Similar bans were proposed in 2015 for a number of dry communities in outback Australia, but they were not enacted. In 2025, Andre McKechnie (a convicted murderer serving a life sentence) challenged the prison ban, arguing that it deprived him of the right to enjoy his culture as an Australian. The case is set for trial in 2026.
 
Webster's suggests that canoodle originates "perhaps from English dialect canoodle, noun, donkey, fool, foolish lover" (but gives no proof of this).

That would make it very similar to fool[ing] around. A peeved sometime-girlfriend of mine once wrote to me from summer vacation that she had called up her HS boyfriend and asked him, "Wanna fool around?" He did, and they did, and she just wanted to keep me up to date. But hey, it was the 1970's.
 
  • Like
Reactions: JLT
That would make it very similar to fool[ing] around. A peeved sometime-girlfriend of mine once wrote to me from summer vacation that she had called up her HS boyfriend and asked him, "Wanna fool around?" He did, and they did, and she just wanted to keep me up to date. But hey, it was the 1970's.
I'm still sticking with the German derivation. I think that, along with so many other slang terms, it was actually derived from Yiddish, which is a dialect of German. But maybe that's just mashuggah.
 
But hey, it was the 1970's

For those who missed them — the last decade before neopuritanism and neoconservativism — the 1970s brought a mainstreaming of the 1960s with the addition of showers, haircuts, and disposable income.
 
But maybe that's just mashuggah.

LOZEM GEYN! ;)


The fun bit about this scene is that there actually were been Jewish cowboys, as well as Jewish members of Native American tribes. There was even a Jewish "chief" of a tribe (or as close as almost makes no difference) -- Solomon Bibo. :)
 
There's nothing remarkable about Jewish cowboys.

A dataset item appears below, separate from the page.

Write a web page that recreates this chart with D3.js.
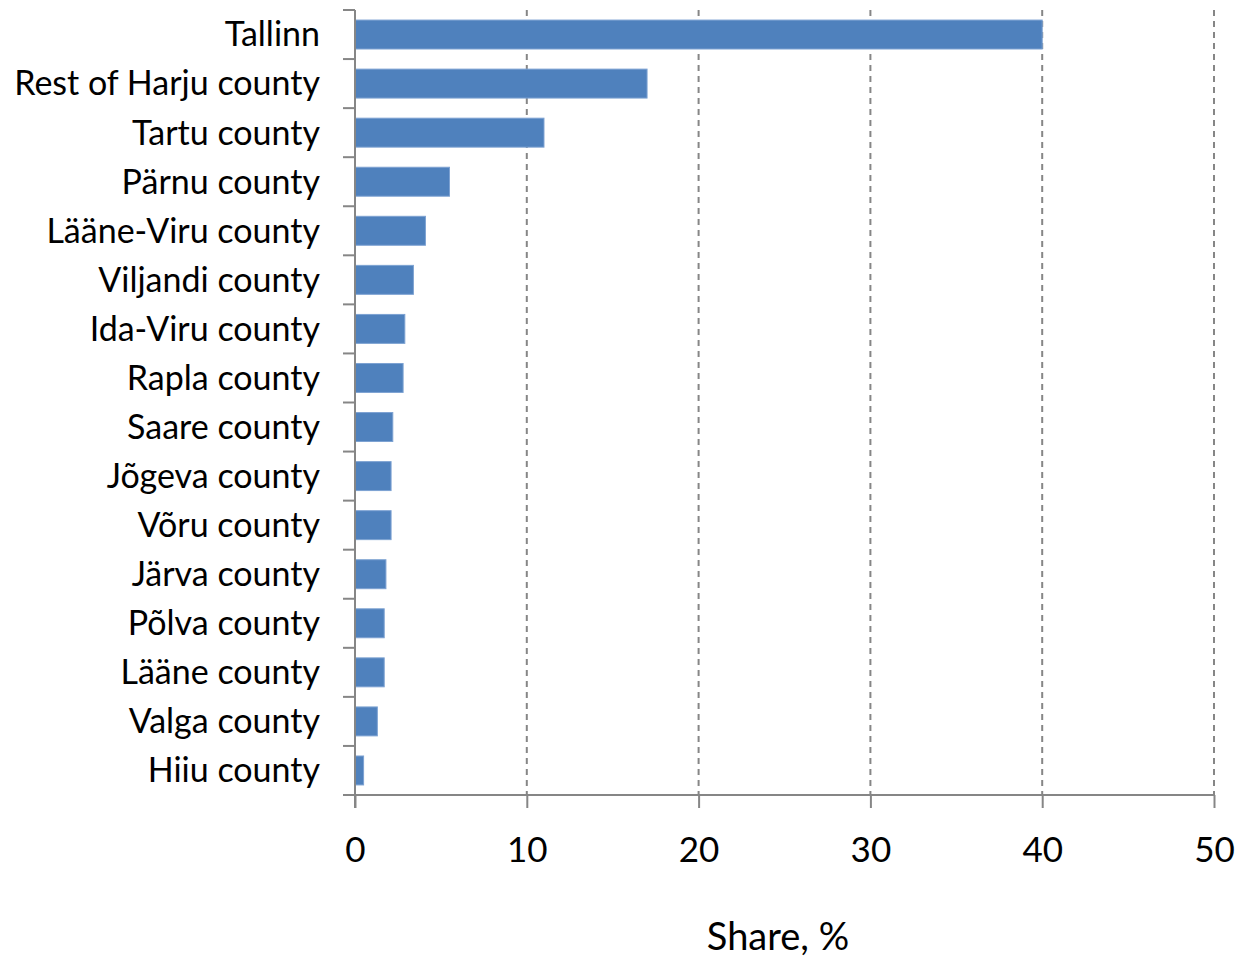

How so, Catriona? *curious*

There is a stereotype of Jews as weak and/or urban, and so unfitted for the "manly" work of the Wild West. But like many stereotypes, this simply isn't true. Between the late 1880s and World War 1, plenty of Jews - about two million of them - emigrated from Eastern Europe and its attendant racism and pogroms to the USA, which was known as "the Golden land" because if its opportunities for anyone to make a living. :)

At the same time, hundreds of thousands of Jewish people migrated to Argentina, where thousands of them became Jewish gauchos (aka Argentinian cowboys), and infused Argentinian culture with a heady mix of Yiddish and Spanish. They are known in Spanish as “Gauchos Judios”- literally “Jewish cowboys.”

There have also always been strong German, Spanish and Italian communities in Argentina, and many of these Western European immigrants were sympathetic to the Nazis. By the 1950s there was a strong Jewish community as well as a strong ex-Nazi or Nazi-sympathizing community in Argentina. More recently, the old anti-Semitic tropes have been rearing their ugly heads in Buenos Aires again, which is a pity.

I agree with you that there's nothing strange about Jews becoming cowboys, but I think it's remarkable that they made a life in that way, because most European Jews had no experience of farming. :) But they learned as they went, serving on councils, starting businesses (e.g. Levi Strauss), or becoming cowboys, sheriffs and even one or two Native American "chiefs", which is, I think, unexpected and wonderful. :)
 
It's a pretty simple statement, Rath. I have lived in cowboy country all my life. At a roundup or branding, one can't tell the Jewish cowboys from the Christian cowboys from the followers of the Great Cow Goddess. They all get cowkicked and bucked off at some point.

That urban Europeans with no farming or ranching backgrounds became cowboys is no more unusual than rural Europeans with no familial history of law enforcement or military backgrounds becoming cops and marines. A third of the people in my college ag program were city boys from southern California who'd never been anywhere near a tractor or a horse, including a guy who hailed from the Fairfax District in LA. I was the only woman in the program and got pretty tired of hearing some version of, Wow, a girl! Practicing Judaism (which I no longer do) was far less remarkable.